Émile Meunier, Fondateur de Meunier avocats, cabinet au service des acteurs de la transition écologique, a accepté de répondre à nos questions et de nous parler de sa vision de l’économie circulaire.
Quel est votre sentiment par rapport au potentiel que représente l’économie circulaire pour notre société, en termes économiques, environnementaux et sociaux ?
L’économie circulaire représente une véritable révolution de nos modes de production et de consommation. Les fabricants doivent dès l’origine penser nos biens pour qu’ils durent le plus longtemps possible, qu’ils puissent être partagés, et réutilisés plusieurs fois avant d’être recyclés facilement. Les consommateurs doivent apprendre à moins acheter, mais mieux et à partager. Je crois profondément que les entreprises qui auront mis au cœur de leur modèle économique l’optimisation de chaque particule de matière et d’énergie seront les seules qui réussiront dans la prochaine décennie. Ceci étant, l’économie circulaire n’en est qu’à ses balbutiements. Si l’on regarde les grandes tendances mondiales, par habitant, nous n’avons jamais autant consommé et jeté. La durée de vie moyenne de nos appareils a diminué. Même des produits à plusieurs milliers d’euros sont désormais conçus pour ne durer que 3 ou 4 ans maximum. Songez à l’état de la planète lorsque des continents entiers comme l’Inde ou l’Afrique adopteront nos niveaux actuels de consommation. Ne nous leurrons pas : ces difficultés, peut-être les plus grandes que l’humanité ait connues, ne seront pas surmontées par le seul progrès technologique ou organisationnel. La bataille est avant tout culturelle. Comment faire accepter à la population mondiale que son mode de vie doit changer ? Comment assurer une juste redistribution entre les pays, principalement occidentaux, qui ont tirés tous les fruits de la mondialisation et ceux à qui l’on dit maintenant qu’ils ne peuvent plus suivre noter notre modèle linéaire ? Comment faire accepter aux industriels que produire toujours plus est un horizon impossible ? Selon moi, la solution passe par l’échelle locale, celle qui touche les citoyens dans leur quotidien. Après le grand mouvement de la mondialisation, nous devons enclencher celui de la territorialisation. Nos territoires doivent le plus possible se rapprocher de l’autosuffisance sur les grands secteurs tels que l’alimentation, l’énergie, la mobilité, la gestion des déchets, la construction. L’économie circulaire, avec sa logique de boucles locales, apporte toutes les solutions.
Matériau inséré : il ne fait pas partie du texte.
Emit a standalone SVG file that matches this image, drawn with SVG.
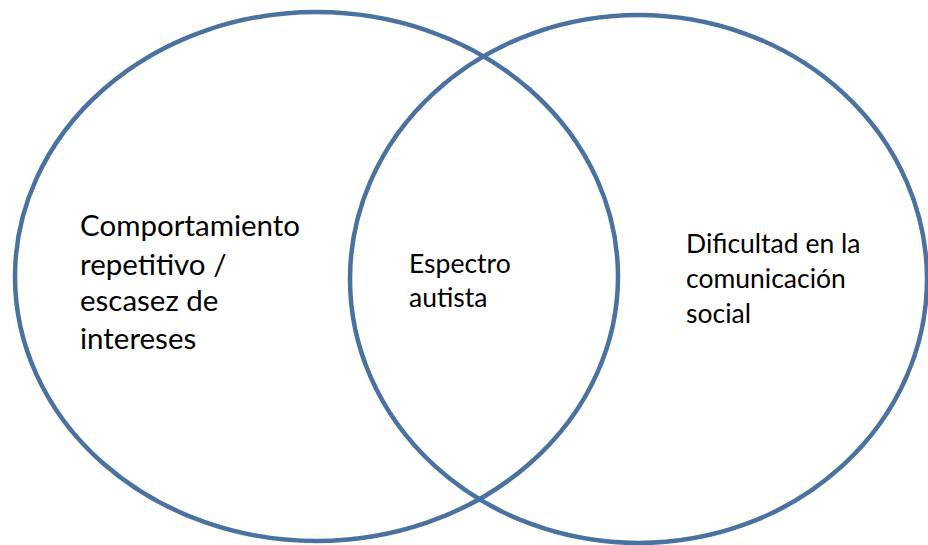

Quelles transformations peut-on attendre de la future loi économie circulaire attendue cette année ?
Sans rentrer dans un inventaire des mesures à prendre dans tous les domaines, j’attends de cette loi qu’elle mette le paquet sur la réduction des déchets à la source et la reterritorialisation de notre économie. Par exemple, recycler les bouteilles en plastique c’est nécessaire, réduire leur utilisation en mettant en place des systèmes locaux de consigne en verre, c’est bien mieux. On peut multiplier les exemples. Ainsi, la réparation doit être mis à l’honneur. En effet, ce sont des emplois locaux au service du prolongement de la vie des appareils. Avec d’autres, je plaide pour la reconnaissance d’un véritable droit à réparer, qui comprendrait le libre choix de son réparateur, même non agréé, et un libre accès pour ce dernier aux plans de réparation, outils, logiciels et pièces détachées ; une durée minimale obligatoire de disponibilité des pièces détachées de 7 ans, l’appui à la création et au développement de filières de formation de techniciens de réparation ; l’affichage clair de l’indisponibilité des pièces détachées ; la création d’un fonds de soutien à la réparation pour diminuer son coût ; un engagement à faire baisser la TVA sur les activités de réparation, de réemploi et de réutilisation pour passer à une TVA circulaire à 5,5% lorsque les directives européennes le permettront ; la création d’un crédit d’impôt réparation et/ou d’un chèque réparation…
L’exercice de la démocratie est avant tout une aventure citoyenne. Comment la mobilisation des français(es) peut-elle accélérer le virage vers l’économie circulaire ?
Ici aussi nous devons mettre l’accent sur l’échelle territoriale. Lorsqu’une plage est recouverte de déchet plastique, les citoyens se responsabilisent et se réorganisent pour trouver des solutions locales. L’autre solution est évidemment l’éduction des enfants dans les écoles. Beaucoup de choses ont été faites. Quand je compare ce que j’apprenais avec ce qui est enseigné aujourd’hui, je suis optimiste. Mais on doit faire bien plus. L’apprentissage de la nature et de son respect devrait être au moins aussi important que celui des autres matières fondamentales.